Changes in 25.11.5
- slurmctld - Prevent crash when deleting the only node in the cluster which also belongs to an inactive reservation.
- Fix assoc corruption on account add race condition.
- slurmctld - Re-enforce accounting policy limits when updating a job's QOS/assoc/partition.
- Prevent double call to requeue logic when PrologSlurmctld fails leading to extra records in database.
- Fix backfill to honor partition OverSubscribe=EXCLUSIVE
- stepmgr - Avoid leaking MPI ports when jobs that use the stepmgr are allocated nonconsecutive ports.
- Fix always showing 0 for slurm_cpus_alloc, slurm_nodes_alloc and slurm_memory_alloc in the metrics/jobs endpoint.
- Fix BPF token support compilation on systems with glibc >= 2.36 by using <sys/mount.h> where available instead of <linux/mount.h>.
- Fix a regression in 25.11.0 that could cause bounded hang after hitting conmgr_max_connections.
- Fix Insufficient Size error in NVML library call for long gpu names.
- slurmctld - Correct race condition during reconfigure and creating new cluster in slurmdbd that could cause both daemons to deadlock.
- slurmctld - Reject all job submissions as reserved user or group nobody(99).
- sbatch,srun,salloc - Reject arg --uid=99.

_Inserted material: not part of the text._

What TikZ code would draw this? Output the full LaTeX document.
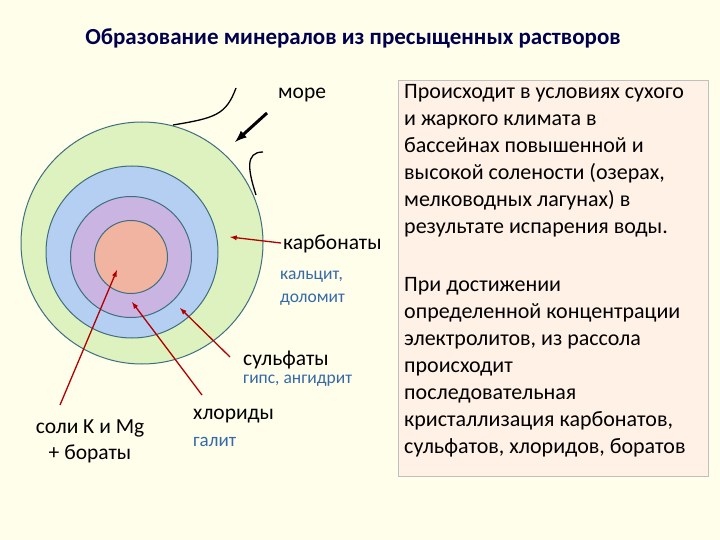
\documentclass[tikz,border=0pt]{standalone}
\usepackage{fontspec}
\setmainfont{Carlito}
\definecolor{cg}{HTML}{DDF2BE}
\definecolor{cb}{HTML}{B4CFF2}
\definecolor{cv}{HTML}{C9B4E2}
\definecolor{cs}{HTML}{F0B4A0}
\definecolor{ringc}{HTML}{3F6F7F}
\begin{document}
\begin{tikzpicture}[x=1pt,y=-1pt,
 ring/.style={draw=ringc, line width=1pt},
 rarr/.style={draw=red!70!black, line width=1.3pt, -latex},
 lbl/.style={font=\fontsize{21.5}{24}\selectfont, anchor=west, inner sep=0pt},
 sml/.style={font=\fontsize{17.5}{20}\selectfont, text=cyan!50!blue!80!black, anchor=west, inner sep=0pt}]
\path[fill=yellow!8!white] (0,0) rectangle (720,540);
\useasboundingbox (0,0) rectangle (720,540);
\node[font=\bfseries\fontsize{23}{26}\selectfont, text=blue!30!black] (title) at (353,38) {Образование минералов из пресыщенных растворов};
\node[ring, circle, minimum size=242pt, inner sep=0pt, fill=cg] (c1) at (142,243) {};
\node[ring, circle, minimum size=172pt, inner sep=0pt, fill=cb] (c2) at (132,252) {};
\node[ring, circle, minimum size=121pt, inner sep=0pt, fill=cv] (c3) at (131,257) {};
\node[ring, circle, minimum size=73pt, inner sep=0pt, fill=cs] (c4) at (131,257) {};
\coordinate (s1) at (236,88); \coordinate (s2) at (173,125);
\draw[line width=1.3pt] (s1) .. controls (226,115) and (215,118) .. (s2);
\coordinate (s3) at (263,152); \coordinate (s4) at (256,195);
\draw[line width=1.3pt] (s3) .. controls (245,152) and (248,170) .. (s4);
\coordinate (m1) at (267,113); \coordinate (m2) at (235,142);
\draw[line width=3pt, -latex] (m1) -- (m2);
\node[lbl] (sea) at (278,95) {море};
\node[lbl] (carb) at (283,244) {карбонаты};
\node[sml] (carb2) at (280,277) {кальцит,};
\node[sml] (carb3) at (280,300) {доломит};
\node[lbl] (sulf) at (243,360) {сульфаты};
\node[sml] (sulf2) at (243,381) {гипс, ангидрит};
\node[lbl] (chl) at (193,416) {хлориды};
\node[sml, font=\fontsize{19}{22}\selectfont] (chl2) at (193,442) {галит};
\node[font=\fontsize{21.5}{24}\selectfont, align=center, inner sep=0pt] (salt) at (90,441) {соли K и Mg\\[2pt]+ бораты};
\coordinate (a1) at (230,237); \coordinate (a2) at (180,308);
\coordinate (a3) at (132,302); \coordinate (a4) at (117,270);
\draw[rarr] (281,243) -- (a1);
\draw[rarr] (230,357) -- (a2);
\draw[rarr] (202,395) -- (a3);
\draw[rarr] (60,405) -- (a4);
\node[draw=gray!50, fill=red!10!orange!10!white, minimum width=310pt, minimum height=396pt, anchor=north west] (box) at (398,80) {};
\node[font=\fontsize{22}{27}\selectfont, align=left, anchor=north west, inner sep=0pt] (t1) at (404,84) {Происходит в условиях сухого\\и жаркого климата в\\бассейнах повышенной и\\высокой солености (озерах,\\мелководных лагунах) в\\результате испарения воды.};
\node[font=\fontsize{22}{27}\selectfont, align=left, anchor=north west, inner sep=0pt] (t2) at (404,277) {При достижении\\определенной концентрации\\электролитов, из рассола\\происходит\\последовательная\\кристаллизация карбонатов,\\сульфатов, хлоридов, боратов};
\end{tikzpicture}
\end{document}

- sbatch,srun,salloc - Reject arg --gid=99.
- Jobs that complete quickly will not be marked as runaway.
- Correctly identify whether a job is in the DB.
- slurmctld - Avoid possible race condition during shutdown that could cause a crash in the HTTP handling logic.
- slurmctld - Avoid race condition during shutdown that could cause a crash due to tree forwarding.
- slurmd - Avoid race condition during shutdown that could cause a crash due to tree forwarding.
- slurmstepd - Avoid race condition during shutdown that could cause a crash due to tree forwarding.
- srun - Avoid race condition during shutdown that could cause a crash due to tree forwarding.
- slurmdbd - Avoid race condition during shutdown that could cause a crash due to tree forwarding.
- Fix race condition with cgroups not migrating slurmd process quickly, which caused EBUSY errors on startup.
- Fix slurmd reconfigure failure with cgroup/v2.
- Fix a regression added in 25.05.0 concerning how the slurmctld inherits /run/slurmctld/sack.socket when using AuthType=auth/slurm to prevent clients that connected during a reconfigure from hanging indefinitely.
- slurmctld - Wait for forwarding threads to complete before shutdown to avoid crashing due to NULL dereferences or using unloaded plugins.
- Avoid failure for spank options that do not require arguments.
- Allow archive load of qos_usage tables
- namespace/linux - fix memory leak in slurmstepd when namespace_p_recv_stepd() fails.
- namespace/linux - Fix potential crash on failure if mmap() or sem_init() fails during namespace construction.
- namespace/linux - fix unlikely error that could cause sigkill to be sent to a job during shutdown.
- namespace/linux - fix failure to detect namespace setup problems when launching a job.
- Fix slurmctld crash when querying the metrics endpoint after a partition is deleted with finished jobs still present.
- reservations - Fix creation with NodeCnt and Flags=IGNORE_JOBS failing when partition nodes are occupied.
- cons_tres - Prevent slurmctld SIGFPE during node selection.